### What this task involves:
All of the data must be printed exactly; please include every line.

### Dataset extract:

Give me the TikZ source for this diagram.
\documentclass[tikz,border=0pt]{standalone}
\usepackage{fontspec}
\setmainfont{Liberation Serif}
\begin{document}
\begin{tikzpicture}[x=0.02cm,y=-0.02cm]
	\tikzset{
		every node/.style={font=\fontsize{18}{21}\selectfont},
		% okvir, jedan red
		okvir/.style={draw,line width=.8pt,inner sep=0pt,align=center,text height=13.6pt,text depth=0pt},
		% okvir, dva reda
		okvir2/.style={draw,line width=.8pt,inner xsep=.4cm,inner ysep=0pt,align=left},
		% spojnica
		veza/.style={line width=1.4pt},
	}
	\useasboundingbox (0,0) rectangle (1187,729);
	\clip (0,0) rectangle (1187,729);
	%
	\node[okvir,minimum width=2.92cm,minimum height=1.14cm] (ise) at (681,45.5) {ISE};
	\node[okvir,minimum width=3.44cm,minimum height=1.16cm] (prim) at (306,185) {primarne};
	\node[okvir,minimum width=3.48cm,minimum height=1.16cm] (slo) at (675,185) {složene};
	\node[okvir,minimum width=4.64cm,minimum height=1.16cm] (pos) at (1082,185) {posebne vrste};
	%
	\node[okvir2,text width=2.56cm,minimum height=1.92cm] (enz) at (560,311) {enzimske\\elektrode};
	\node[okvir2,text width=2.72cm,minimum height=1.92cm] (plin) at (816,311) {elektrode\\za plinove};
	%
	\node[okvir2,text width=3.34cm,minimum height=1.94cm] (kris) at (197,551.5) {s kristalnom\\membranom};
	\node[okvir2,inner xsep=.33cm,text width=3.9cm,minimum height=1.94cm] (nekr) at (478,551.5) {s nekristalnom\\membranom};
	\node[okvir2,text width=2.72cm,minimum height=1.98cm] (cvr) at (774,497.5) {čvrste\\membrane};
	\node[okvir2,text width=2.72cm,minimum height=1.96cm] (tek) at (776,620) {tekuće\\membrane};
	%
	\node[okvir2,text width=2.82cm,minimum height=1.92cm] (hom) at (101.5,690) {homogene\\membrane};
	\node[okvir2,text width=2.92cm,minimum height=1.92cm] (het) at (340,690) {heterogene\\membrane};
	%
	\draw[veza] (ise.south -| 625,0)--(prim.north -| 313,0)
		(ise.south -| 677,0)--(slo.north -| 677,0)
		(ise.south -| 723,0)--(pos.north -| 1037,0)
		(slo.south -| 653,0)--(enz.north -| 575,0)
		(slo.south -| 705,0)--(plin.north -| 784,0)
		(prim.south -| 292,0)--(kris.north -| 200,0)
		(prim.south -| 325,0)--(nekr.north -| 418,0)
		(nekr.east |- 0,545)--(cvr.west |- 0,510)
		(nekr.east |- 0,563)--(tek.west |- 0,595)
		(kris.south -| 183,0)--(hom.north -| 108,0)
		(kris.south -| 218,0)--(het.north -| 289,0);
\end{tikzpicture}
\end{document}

### Solution to this task:
Give me the TikZ source for this diagram.
\documentclass[tikz,border=0pt]{standalone}
\usepackage{fontspec}
\setmainfont{Liberation Serif}
\begin{document}
\begin{tikzpicture}[x=0.02cm,y=-0.02cm]
	\tikzset{
		every node/.style={font=\fontsize{18}{21}\selectfont},
		% okvir, jedan red
		okvir/.style={draw,line width=.8pt,inner sep=0pt,align=center,text height=13.6pt,text depth=0pt},
		% okvir, dva reda
		okvir2/.style={draw,line width=.8pt,inner xsep=.4cm,inner ysep=0pt,align=left},
		% spojnica
		veza/.style={line width=1.4pt},
	}
	\useasboundingbox (0,0) rectangle (1187,729);
	\clip (0,0) rectangle (1187,729);
	%
	\node[okvir,minimum width=2.92cm,minimum height=1.14cm] (ise) at (681,45.5) {ISE};
	\node[okvir,minimum width=3.44cm,minimum height=1.16cm] (prim) at (306,185) {primarne};
	\node[okvir,minimum width=3.48cm,minimum height=1.16cm] (slo) at (675,185) {složene};
	\node[okvir,minimum width=4.64cm,minimum height=1.16cm] (pos) at (1082,185) {posebne vrste};
	%
	\node[okvir2,text width=2.56cm,minimum height=1.92cm] (enz) at (560,311) {enzimske\\elektrode};
	\node[okvir2,text width=2.72cm,minimum height=1.92cm] (plin) at (816,311) {elektrode\\za plinove};
	%
	\node[okvir2,text width=3.34cm,minimum height=1.94cm] (kris) at (197,551.5) {s kristalnom\\membranom};
	\node[okvir2,inner xsep=.33cm,text width=3.9cm,minimum height=1.94cm] (nekr) at (478,551.5) {s nekristalnom\\membranom};
	\node[okvir2,text width=2.72cm,minimum height=1.98cm] (cvr) at (774,497.5) {čvrste\\membrane};
	\node[okvir2,text width=2.72cm,minimum height=1.96cm] (tek) at (776,620) {tekuće\\membrane};
	%
	\node[okvir2,text width=2.82cm,minimum height=1.92cm] (hom) at (101.5,690) {homogene\\membrane};
	\node[okvir2,text width=2.92cm,minimum height=1.92cm] (het) at (340,690) {heterogene\\membrane};
	%
	\draw[veza] (ise.south -| 625,0)--(prim.north -| 313,0)
		(ise.south -| 677,0)--(slo.north -| 677,0)
		(ise.south -| 723,0)--(pos.north -| 1037,0)
		(slo.south -| 653,0)--(enz.north -| 575,0)
		(slo.south -| 705,0)--(plin.north -| 784,0)
		(prim.south -| 292,0)--(kris.north -| 200,0)
		(prim.south -| 325,0)--(nekr.north -| 418,0)
		(nekr.east |- 0,545)--(cvr.west |- 0,510)
		(nekr.east |- 0,563)--(tek.west |- 0,595)
		(kris.south -| 183,0)--(hom.north -| 108,0)
		(kris.south -| 218,0)--(het.north -| 289,0);
\end{tikzpicture}
\end{document}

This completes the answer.